Ban Mata Ji, guardian goddess of Mewar, inter alia, the Mewari thikanas of Bansi, Amet, Kurabar, Kanor, Begum, and Salumbar.
   
The kuldevi for the Sisodiyas used to be Amba Mata. Then, when the Sisodiyas were at Chitor, the kuldevi became Kalika Mata. There is still a temple for her there now. Later, when the king conquered Gujarat, he demanded a Gujarati princess in marriage. That princess had always wanted to marry the Sisodiya king. She had even sent him a letter telling him that. Her kuldevi , Ban Mata, had determined to help her accomplish this aim. After the conquest, the marriage occurred. When the princess left for her new home, Ban Mata came with her in the form of a pendant. That is how Ban Mata left Girnar (though there is still a temple for her there) and came here.
 





A second account is not so much a variation as another etymology, one that states a homology between the Sanskritic goddess Durga and the kuldevi .

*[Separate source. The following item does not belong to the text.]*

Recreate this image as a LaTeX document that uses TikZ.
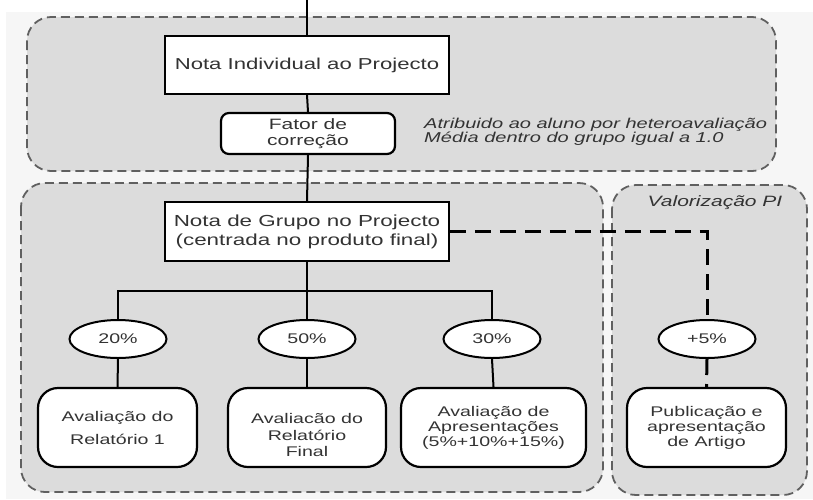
\documentclass[tikz,border=0pt]{standalone}
\usepackage{fontspec}
\setmainfont[FakeStretch=1.4]{Liberation Sans}
\usetikzlibrary{shapes.geometric}
\definecolor{bgout}{HTML}{F6F6F6}
\definecolor{panel}{HTML}{DCDCDC}
\definecolor{dashc}{HTML}{606060}
\definecolor{txt}{HTML}{333333}
\begin{document}
\begin{tikzpicture}[x=1pt,y=-1pt,
  panelbox/.style={draw=dashc, fill=panel, line width=1.8pt, dash pattern=on 9pt off 5pt, rounded corners=24pt},
  sqbox/.style={draw=black, fill=white, line width=1.8pt, minimum width=284pt, inner sep=0pt, align=center, text=txt},
  rbox/.style={draw=black, fill=white, line width=2.2pt, rounded corners=20pt, inner sep=0pt, align=center, text=txt},
  pct/.style={ellipse, draw=black, fill=white, line width=2pt, minimum width=97pt, minimum height=38pt, inner sep=0pt, text=txt, font=\fontsize{14}{15}\selectfont},
  conn/.style={draw=black, line width=2pt},
  dconn/.style={draw=black, line width=3pt, dash pattern=on 16pt off 9pt},
  boxtext/.style={align=center, text=txt, inner sep=0pt}]
\useasboundingbox (0,0) rectangle (813,499);
\fill[white] (0,0) rectangle (813,499);
\fill[bgout] (6,12) rectangle (813,499);
\draw[panelbox] (27,17) rectangle (776,171);
\draw[panelbox] (21,183) rectangle (603,492);
\draw[panelbox] (612,185) rectangle (807,495);

\coordinate (top) at (307,0);
\node[sqbox, minimum height=58pt, font=\fontsize{15.8}{19}\selectfont] (ind) at (307,65) {Nota Individual ao Projecto};
\node[rbox, rounded corners=8pt, minimum width=174pt, minimum height=41pt, font=\fontsize{15}{16}\selectfont] (fat) at (308,133.5) {Fator de\\correção};
\node[sqbox, minimum height=59pt, font=\fontsize{16}{19}\selectfont] (grp) at (307,231.5) {Nota de Grupo no Projecto\\(centrada no produto final)};
\coordinate (bar) at (307,291);

\node[pct] (e1) at (118,339) {20\%};
\node[pct] (e2) at (307,339) {50\%};
\node[pct] (e3) at (492,339) {30\%};
\node[pct] (e4) at (707,339) {+5\%};

\node[rbox, minimum width=159pt, minimum height=79pt, font=\fontsize{14}{23}\selectfont] (b1) at (117.5,427.5) {Avaliação do\\Relatório 1};
\node[rbox, minimum width=158pt, minimum height=79pt] (b2) at (307,427.5) {};
\node[boxtext, font=\fontsize{14}{16.5}\selectfont] (b2t) at (307,435) {Avaliacão do\\Relatório\\Final};
\node[rbox, minimum width=185pt, minimum height=79pt, font=\fontsize{14}{15}\selectfont] (b3) at (493.5,427.5) {Avaliação de\\Apresentações\\(5\%+10\%+15\%)};
\node[rbox, minimum width=159pt, minimum height=79pt, font=\fontsize{14}{15}\selectfont] (b4) at (706.5,427.5) {Publicação e\\apresentação\\de Artigo};

\node[anchor=west, align=left, text=txt, inner sep=0pt, font=\itshape\fontsize{14.3}{14.5}\selectfont] (note) at (424,132) {Atribuido ao aluno por heteroavaliação\\Média dentro do grupo igual a 1.0};
\node[text=txt, inner sep=0pt, font=\itshape\fontsize{15}{16}\selectfont] (val) at (715,203) {Valorização PI};

\draw[conn] (top) -- (ind.north);
\draw[conn] (ind.south) -- (fat.north);
\draw[conn] (fat.south) -- (grp.north);
\draw[conn] (grp.south) -- (e2.north);
\draw[conn] (e1.north) |- (bar) -| (e3.north);
\draw[conn] (e1.south) -- (b1.north);
\draw[conn] (e2.south) -- (b2.north);
\draw[conn] (e3.south) -- (b3.north);
\draw[dconn] (grp.east) -| (e4.north);
\draw[dconn] (e4.south) -- (b4.north);
\end{tikzpicture}
\end{document}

The Sisodiyas used to worship Durga, Mata Ji. Banasur was a demon who fought with Mata Ji. She conquered him. From then on she was called Ban Mata.

The name Ban was pronounced and written in many different ways: Ban, Baen, Bayan, Byan, and Vyana. Written sources tend to prefer Bayan, but informants usually spelled out Ban when I asked them to spell their kuldevi 's name.

The antecedents of Ban Mata are vague. Amba and Kalika are Sanskritic epithets and so do not characterize these goddesses as discrete local incarnations. As we shall see, these stories refer to a kuldevi preceding the appearance of Ban Mata but give her no specific local name or identity. There is a Kalika Mandir at Chitor.
 





Tod identifies the king as Bappa Rawal and the bride as the daughter of Esupgole, prince of the island of Bunderdhiva (Annals and Antiquities 1:197). Another narrated variant identified Ban Mata as the daughter of a Caran in the village of Khod; Hamir, the great Sisodiya leader, heard of her powers, worshiped her, and asked her blessing in his attempt to reclaim Chitor from the Moghals. She aided him and he installed her as Sisodiya deity. This variant places the adoption of Ban Mata just after the Sisodiya line of Guhils came to the throne rather than after the Guhils first won Chitor, as Tod's variant has it.